▸ **SUPPLIED INFORMATION**
+ + + + + + +
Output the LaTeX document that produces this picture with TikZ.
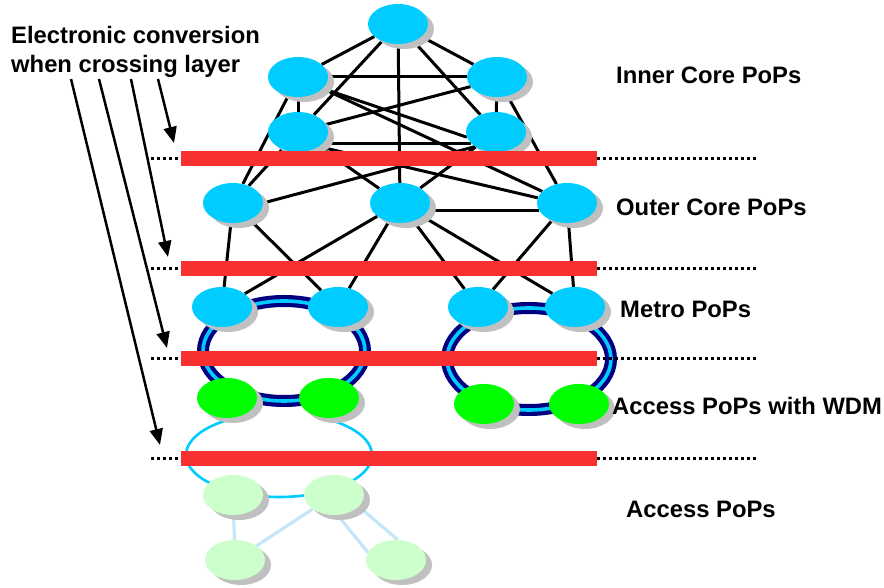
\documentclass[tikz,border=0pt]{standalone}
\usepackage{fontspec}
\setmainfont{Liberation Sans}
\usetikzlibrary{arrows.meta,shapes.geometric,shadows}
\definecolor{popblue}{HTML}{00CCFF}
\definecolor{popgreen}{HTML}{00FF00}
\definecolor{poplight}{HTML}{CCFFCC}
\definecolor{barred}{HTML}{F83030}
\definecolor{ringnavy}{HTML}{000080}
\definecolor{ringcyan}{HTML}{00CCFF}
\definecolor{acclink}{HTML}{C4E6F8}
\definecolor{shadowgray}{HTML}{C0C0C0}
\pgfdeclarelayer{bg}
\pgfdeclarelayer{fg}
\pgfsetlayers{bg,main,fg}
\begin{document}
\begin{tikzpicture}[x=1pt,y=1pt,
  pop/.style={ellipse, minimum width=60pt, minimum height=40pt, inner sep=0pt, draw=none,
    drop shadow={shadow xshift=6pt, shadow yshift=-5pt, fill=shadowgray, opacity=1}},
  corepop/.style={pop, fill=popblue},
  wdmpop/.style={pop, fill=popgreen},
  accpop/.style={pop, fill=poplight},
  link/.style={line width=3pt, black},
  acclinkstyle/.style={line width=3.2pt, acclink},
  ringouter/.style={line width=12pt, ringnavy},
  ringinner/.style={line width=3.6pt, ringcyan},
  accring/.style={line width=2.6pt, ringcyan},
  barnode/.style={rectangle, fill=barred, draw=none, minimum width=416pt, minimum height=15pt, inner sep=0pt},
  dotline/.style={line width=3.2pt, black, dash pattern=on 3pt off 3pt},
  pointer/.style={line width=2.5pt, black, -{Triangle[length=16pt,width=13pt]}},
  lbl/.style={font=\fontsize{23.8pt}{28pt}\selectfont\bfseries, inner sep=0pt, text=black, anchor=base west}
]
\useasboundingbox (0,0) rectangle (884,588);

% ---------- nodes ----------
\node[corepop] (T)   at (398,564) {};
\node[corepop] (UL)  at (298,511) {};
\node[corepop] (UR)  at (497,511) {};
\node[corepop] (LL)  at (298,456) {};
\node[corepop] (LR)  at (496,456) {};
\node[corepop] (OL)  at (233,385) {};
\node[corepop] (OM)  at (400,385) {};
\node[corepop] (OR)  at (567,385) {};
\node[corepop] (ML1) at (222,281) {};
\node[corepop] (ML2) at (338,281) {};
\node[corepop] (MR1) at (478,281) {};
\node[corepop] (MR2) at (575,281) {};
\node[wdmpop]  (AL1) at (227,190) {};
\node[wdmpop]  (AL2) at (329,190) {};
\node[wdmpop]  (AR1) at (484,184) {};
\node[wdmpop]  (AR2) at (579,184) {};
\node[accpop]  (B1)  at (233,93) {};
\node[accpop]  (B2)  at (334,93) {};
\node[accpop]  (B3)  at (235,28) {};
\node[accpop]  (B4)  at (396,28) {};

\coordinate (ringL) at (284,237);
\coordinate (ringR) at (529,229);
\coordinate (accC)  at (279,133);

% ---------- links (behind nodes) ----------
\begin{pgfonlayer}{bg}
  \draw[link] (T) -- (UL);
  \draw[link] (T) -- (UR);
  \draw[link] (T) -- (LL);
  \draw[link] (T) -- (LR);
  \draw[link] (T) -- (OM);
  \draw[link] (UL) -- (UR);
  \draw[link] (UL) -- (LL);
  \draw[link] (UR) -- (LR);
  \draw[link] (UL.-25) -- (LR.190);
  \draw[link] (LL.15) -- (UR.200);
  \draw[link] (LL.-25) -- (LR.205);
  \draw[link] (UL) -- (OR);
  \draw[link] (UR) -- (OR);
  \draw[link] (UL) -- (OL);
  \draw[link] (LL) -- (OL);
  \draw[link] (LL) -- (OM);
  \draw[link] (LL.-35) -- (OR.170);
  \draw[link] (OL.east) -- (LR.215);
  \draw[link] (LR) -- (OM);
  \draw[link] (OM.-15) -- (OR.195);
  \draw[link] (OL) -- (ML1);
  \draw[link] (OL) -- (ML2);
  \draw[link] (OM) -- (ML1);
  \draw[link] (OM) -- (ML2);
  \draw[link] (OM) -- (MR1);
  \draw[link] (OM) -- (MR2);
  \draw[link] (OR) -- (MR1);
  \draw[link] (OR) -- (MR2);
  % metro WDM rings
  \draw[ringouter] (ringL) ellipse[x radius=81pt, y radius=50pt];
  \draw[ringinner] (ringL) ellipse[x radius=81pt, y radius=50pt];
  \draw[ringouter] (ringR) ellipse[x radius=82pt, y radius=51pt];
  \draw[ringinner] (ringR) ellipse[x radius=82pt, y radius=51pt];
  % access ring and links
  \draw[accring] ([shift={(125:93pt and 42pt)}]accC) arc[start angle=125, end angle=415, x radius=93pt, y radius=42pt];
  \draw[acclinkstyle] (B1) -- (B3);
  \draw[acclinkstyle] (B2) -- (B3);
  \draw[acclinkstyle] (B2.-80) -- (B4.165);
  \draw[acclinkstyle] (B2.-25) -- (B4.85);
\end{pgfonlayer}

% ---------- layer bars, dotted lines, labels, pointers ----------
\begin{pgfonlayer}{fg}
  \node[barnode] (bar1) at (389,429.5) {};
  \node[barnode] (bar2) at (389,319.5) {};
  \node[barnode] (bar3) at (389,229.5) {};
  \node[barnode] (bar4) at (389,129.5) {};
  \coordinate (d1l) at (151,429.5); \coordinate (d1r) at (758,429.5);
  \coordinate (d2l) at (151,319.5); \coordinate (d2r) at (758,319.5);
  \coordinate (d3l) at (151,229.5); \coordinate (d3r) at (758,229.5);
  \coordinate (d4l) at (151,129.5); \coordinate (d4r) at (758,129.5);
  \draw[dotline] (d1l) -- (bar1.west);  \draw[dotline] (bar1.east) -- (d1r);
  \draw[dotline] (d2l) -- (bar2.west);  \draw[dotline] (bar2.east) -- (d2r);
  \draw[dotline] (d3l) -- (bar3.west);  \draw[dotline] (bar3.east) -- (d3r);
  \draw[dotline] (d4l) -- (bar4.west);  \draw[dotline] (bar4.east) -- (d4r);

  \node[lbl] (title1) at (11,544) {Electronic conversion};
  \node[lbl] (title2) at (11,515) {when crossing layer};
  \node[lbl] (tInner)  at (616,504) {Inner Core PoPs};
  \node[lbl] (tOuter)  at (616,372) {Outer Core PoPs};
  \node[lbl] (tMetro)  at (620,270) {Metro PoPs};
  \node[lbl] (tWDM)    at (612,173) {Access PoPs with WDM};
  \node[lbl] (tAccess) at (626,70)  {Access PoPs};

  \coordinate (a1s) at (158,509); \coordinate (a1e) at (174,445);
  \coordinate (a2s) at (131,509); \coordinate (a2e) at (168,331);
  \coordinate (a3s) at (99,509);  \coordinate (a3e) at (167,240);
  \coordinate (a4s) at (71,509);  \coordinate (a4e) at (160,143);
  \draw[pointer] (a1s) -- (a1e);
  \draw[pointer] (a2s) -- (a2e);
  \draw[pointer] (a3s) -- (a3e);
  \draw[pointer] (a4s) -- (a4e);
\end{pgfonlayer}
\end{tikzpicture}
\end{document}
+ + + + + + +
▸ **WHAT YOU HAVE TO DO**
Show all lines from the listing above in which "with" appears.

▸ **RIGHT ANSWER**
Output the LaTeX document that produces this picture with TikZ.
  \node[lbl] (tWDM)    at (612,173) {Access PoPs with WDM};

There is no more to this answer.